Человек поставил немало памятников животным: собакам, лошади, дельфину, селезню, предупреждавшему жителей маленького городка о приближении самолетов-бомбардировщиков... Но памятник волку, извечному врагу человека?.. Удивление, однако, проходит, когда поближе узнаешь природу, повадки и образ жизни существа, издавна гонимого человеком. Застреливший последнего волка снял перед ним шапку так же, как мудрый полководец обнажает голову при виде поверженного, но достойного уважения врага. Думаю, что немецкий охотник, убивший последнего волка, вздохнул. Он понимал: природа вокруг него будет беднее, скучнее и проще.

Такие же вздохи я наблюдал и у наших охотников. «Волков не стало...» — говорил мне опытный воронежский волчатник Василий Александрович Анохин, истребивший за свою жизнь не менее сотни зверей, хорошо знающий повадки волков и потому относящийся к ним с благоговейным уважением.

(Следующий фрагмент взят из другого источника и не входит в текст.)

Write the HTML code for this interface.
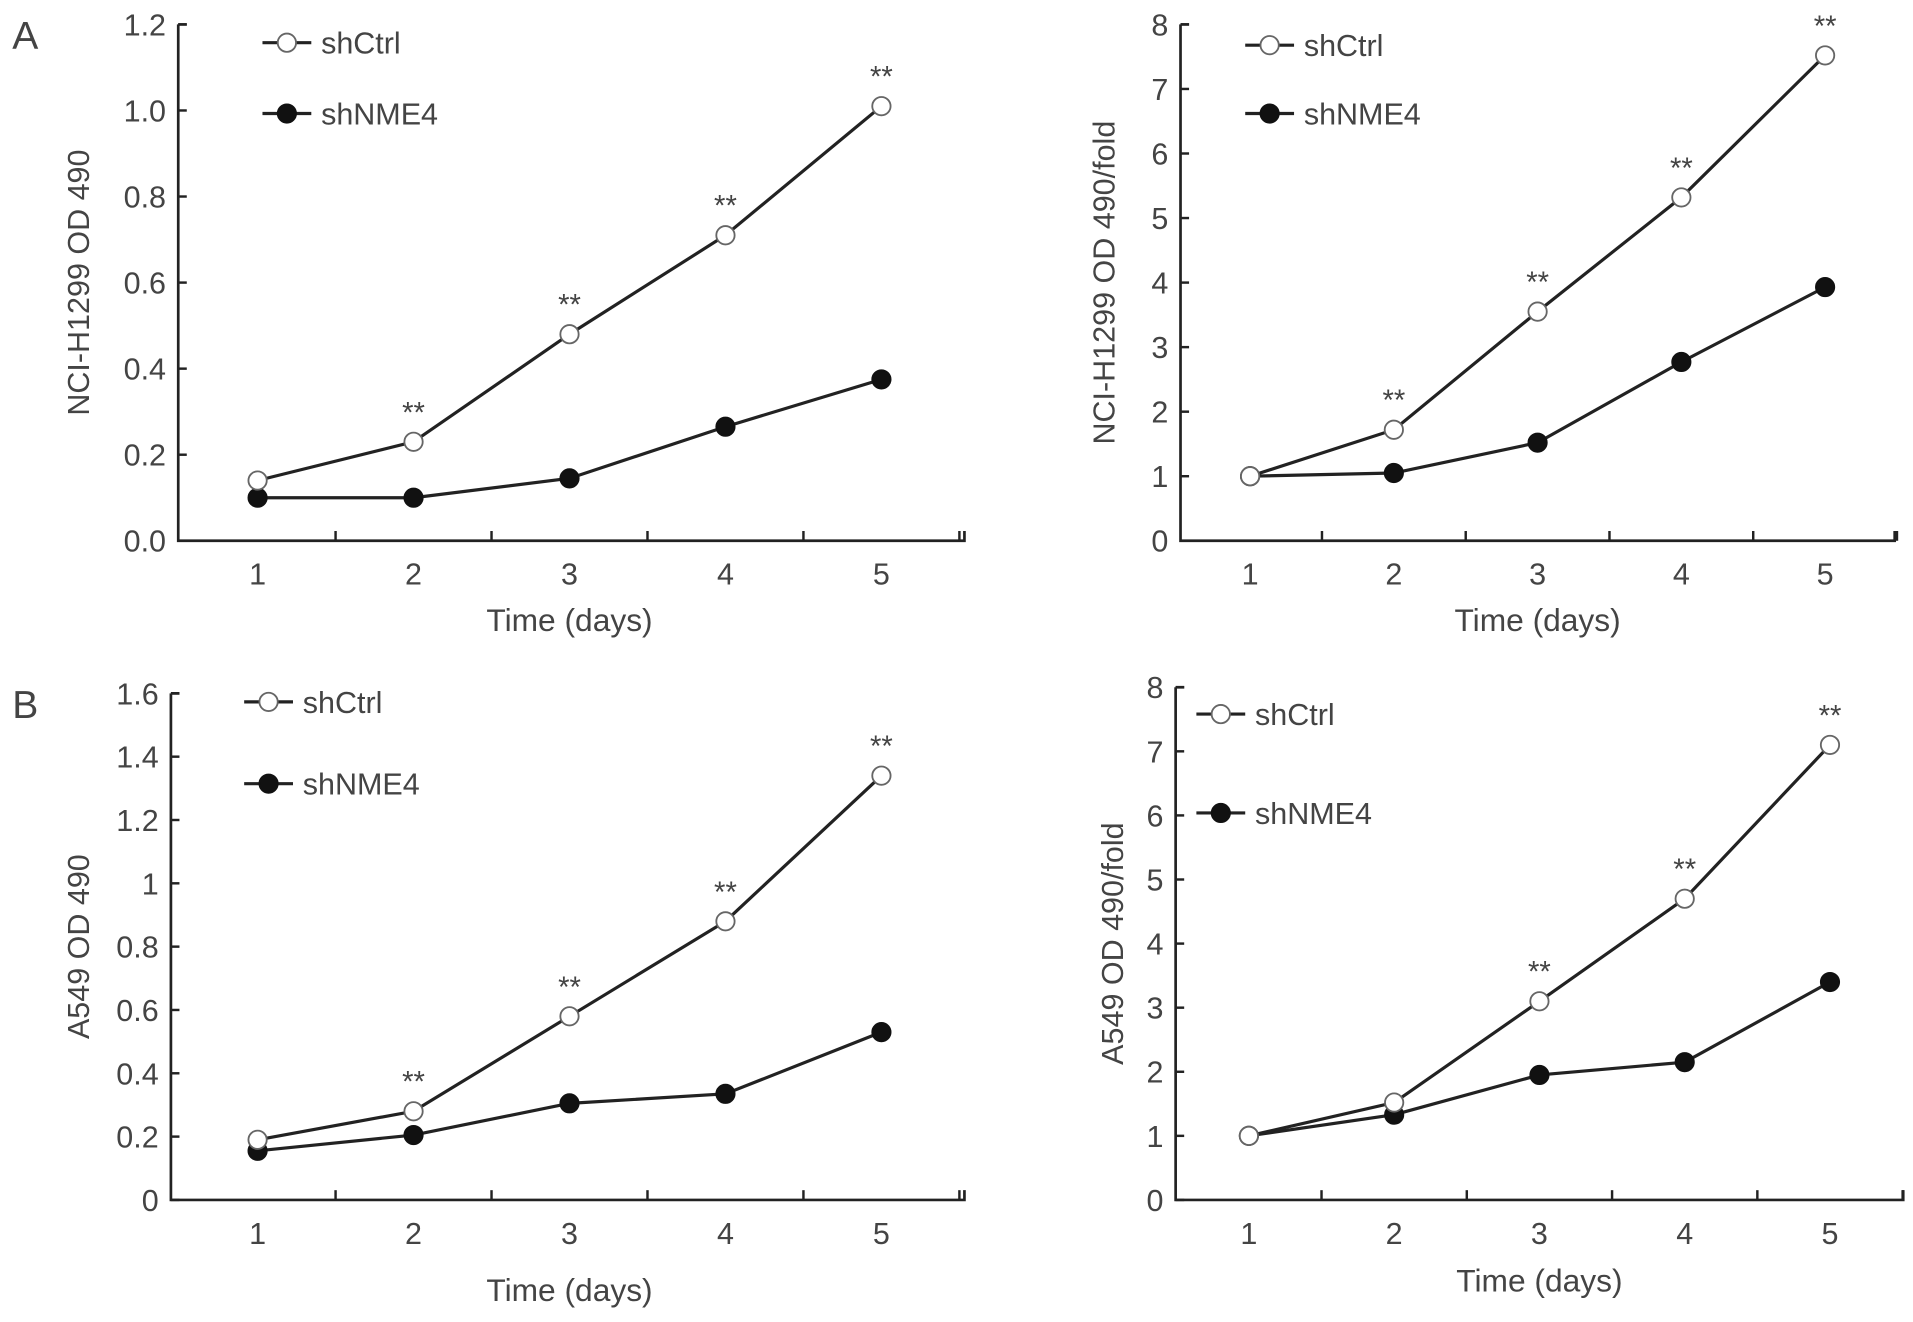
<!DOCTYPE html>
<html><head><meta charset="utf-8"><style>
html,body{margin:0;padding:0;background:#fff}
svg{display:block}
text{font-family:"Liberation Sans",sans-serif;fill:#444}
</style></head><body>
<svg id="fig" width="1913" height="1322" viewBox="0 0 1567 1083" preserveAspectRatio="none" xmlns="http://www.w3.org/2000/svg">
<text x="10" y="40" font-size="32">A</text>
<text x="10" y="588" font-size="32">B</text>
</svg>
<script>
const days = [1,2,3,4,5];
const a1Ctrl = [0.14,0.23,0.48,0.71,1.01];
const a1NME4 = [0.10,0.10,0.145,0.265,0.375];
const a1Stars = [false,true,true,true,true];
const a1Ticks = ["0.0","0.2","0.4","0.6","0.8","1.0","1.2"];
const a2Ctrl = [1,1.72,3.55,5.32,7.52];
const a2NME4 = [1,1.05,1.52,2.77,3.93];
const a2Stars = [false,true,true,true,true];
const a2Ticks = ["0","1","2","3","4","5","6","7","8"];
const b1Ctrl = [0.19,0.28,0.58,0.88,1.34];
const b1NME4 = [0.155,0.205,0.305,0.335,0.53];
const b1Stars = [false,true,true,true,true];
const b1Ticks = ["0","0.2","0.4","0.6","0.8","1","1.2","1.4","1.6"];
const b2Ctrl = [1,1.52,3.1,4.7,7.1];
const b2NME4 = [1,1.33,1.95,2.15,3.4];
const b2Stars = [false,false,true,true,true];
const b2Ticks = ["0","1","2","3","4","5","6","7","8"];

const NS="http://www.w3.org/2000/svg";
const svg=document.getElementById('fig');
function mk(tag,attrs,parent){const e=document.createElementNS(NS,tag);for(const k in attrs)e.setAttribute(k,attrs[k]);(parent||svg).appendChild(e);return e;}

function panel(p){
  const g=mk('g',{});
  
  
  const ymax=p.ticks.length-1;
  const yv=i=>p.ymaxVal*i/ymax;
  const Y=v=>p.y0-(v/p.ymaxVal)*(p.y0-p.y1);
  const X=d=>p.x1+(d-1)*(p.x5-p.x1)/4;
  const ax=mk('path',{d:`M${p.ax} ${p.y1}H${p.ax+7}M${p.ax} ${p.y1}V${p.y0}H${p.xend}v-8`,stroke:'#222','stroke-width':2.2,fill:'none'},g);
  
  
  p.ticks.forEach((t,i)=>{
    const y=Y(yv(i));
    mk('line',{x1:p.ax,x2:p.ax+7,y1:y,y2:y,stroke:'#222','stroke-width':2},g);
    const tx=mk('text',{x:p.ax-10,y:y+9,'font-size':25,'text-anchor':'end'},g);
    tx.textContent=t;
    
    
  });
  const step=(p.x5-p.x1)/4;
  for(let i=0;i<5;i++){
    const xt=X(days[i])+step/2;
    mk('line',{x1:xt,x2:xt,y1:p.y0,y2:p.y0-8,stroke:'#222','stroke-width':2},g);
    const tx=mk('text',{x:X(days[i]),y:p.y0+36,'font-size':25,'text-anchor':'middle'},g);
    tx.textContent=days[i];
    
    
  }
  const xt=mk('text',{x:(p.x1+p.x5)/2,y:p.titleY,'font-size':26,'text-anchor':'middle'},g);
  xt.textContent='Time (days)';
  
  
  const cy=(p.y0+p.y1)/2;
  const yt=mk('text',{x:p.ylx,y:cy,'font-size':25,'text-anchor':'middle',transform:`rotate(-90 ${p.ylx} ${cy})`},g);
  yt.textContent=p.ylabel;
  
  
  [[p.nme,'#111','series-shnme4'],[p.ctrl,'#fff','series-shctrl']].forEach(([vals,fill,nm])=>{
    const pts=vals.map((v,i)=>X(days[i])+','+Y(v)).join(' ');
    const l=mk('polyline',{points:pts,fill:'none',stroke:'#222','stroke-width':2.6},g);
    
    
    vals.forEach((v,i)=>{
      const c=mk('circle',{cx:X(days[i]),cy:Y(v),r:7.5,fill:fill,stroke:fill==='#fff'?'#666':'#111','stroke-width':1.5},g);
      
      
    });
  });
  p.stars.forEach((s,i)=>{
    if(!s)return;
    const t=mk('text',{x:X(days[i]),y:Y(p.ctrl[i])-16,'font-size':24,'text-anchor':'middle'},g);
    t.textContent='**';
    
    
  });
  [['shCtrl','#fff',p.legY1],['shNME4','#111',p.legY2]].forEach(([lab,fill,y])=>{
    const lg=mk('g',{},g);
    
    
    mk('line',{x1:p.legX,x2:p.legX+40,y1:y,y2:y,stroke:'#222','stroke-width':2.6},lg);
    mk('circle',{cx:p.legX+20,cy:y,r:7.5,fill:fill,stroke:fill==='#fff'?'#666':'#111','stroke-width':1.5},lg);
    const t=mk('text',{x:p.legX+48,y:y+9,'font-size':25},lg);
    t.textContent=lab;
  });
}
panel({name:'chart-a-nci-h1299-od',ax:146,y0:443,y1:20,xend:790,x1:211,x5:722,ymaxVal:1.2,ticks:a1Ticks,ctrl:a1Ctrl,nme:a1NME4,stars:a1Stars,titleY:517,ylx:73,ylabel:'NCI-H1299 OD 490',legX:215,legY1:35,legY2:93});
panel({name:'chart-a-nci-h1299-fold',ax:967,y0:443,y1:20,xend:1552,x1:1024,x5:1495,ymaxVal:8,ticks:a2Ticks,ctrl:a2Ctrl,nme:a2NME4,stars:a2Stars,titleY:517,ylx:913,ylabel:'NCI-H1299 OD 490/fold',legX:1020,legY1:37,legY2:93});
panel({name:'chart-b-a549-od',ax:140,y0:983,y1:568,xend:790,x1:211,x5:722,ymaxVal:1.6,ticks:b1Ticks,ctrl:b1Ctrl,nme:b1NME4,stars:b1Stars,titleY:1066,ylx:73,ylabel:'A549 OD 490',legX:200,legY1:575,legY2:642});
panel({name:'chart-b-a549-fold',ax:963,y0:983,y1:563,xend:1559,x1:1023,x5:1499,ymaxVal:8,ticks:b2Ticks,ctrl:b2Ctrl,nme:b2NME4,stars:b2Stars,titleY:1058,ylx:920,ylabel:'A549 OD 490/fold',legX:980,legY1:585,legY2:666});
</script>
</body></html>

В европейской части страны волки становятся редкостью. И скорее всего именно по этой причине наш интерес к зверю в последнее время сильно повысился.

Листаю содержание своей папки. «Волк забежал по лестнице на пятый этаж строительства и сунул нос в сумку с едой. Рабочие, приняв его за собаку, подняли шум. «Собака» с испугу кинулась в окно. Но высота пяти этажей оказалась для нее роковой. Разглядели хорошенько, позвали охотников — волк!» Это пятилетней давности заметка в московской газете. Примерно в это же время поймали волка не где-нибудь — между павильонами ВДНХ!

Кое-кто, возможно, подумал: вот развелось, в город забегать стали. Но это были, наверное, последние могикане московских лесов. Охотников за их шкурой было не счесть. Изведав облавы, волки сообразили: искать убежища надо поближе к городу, где нет охоты, где никто не ждет появления волков. Волкам тут не надо было даже охотиться — хватало всяких отбросов. Иногда, впрочем, они могли прищучить кошку или собаку — это обычные жертвы волков в голодное время. Погибли звери нелепо потому, что слишком новыми были для них условия обитания. Но, согласитесь, какая смелость — подняться на пятый этаж московского дома, пусть даже и на окраине!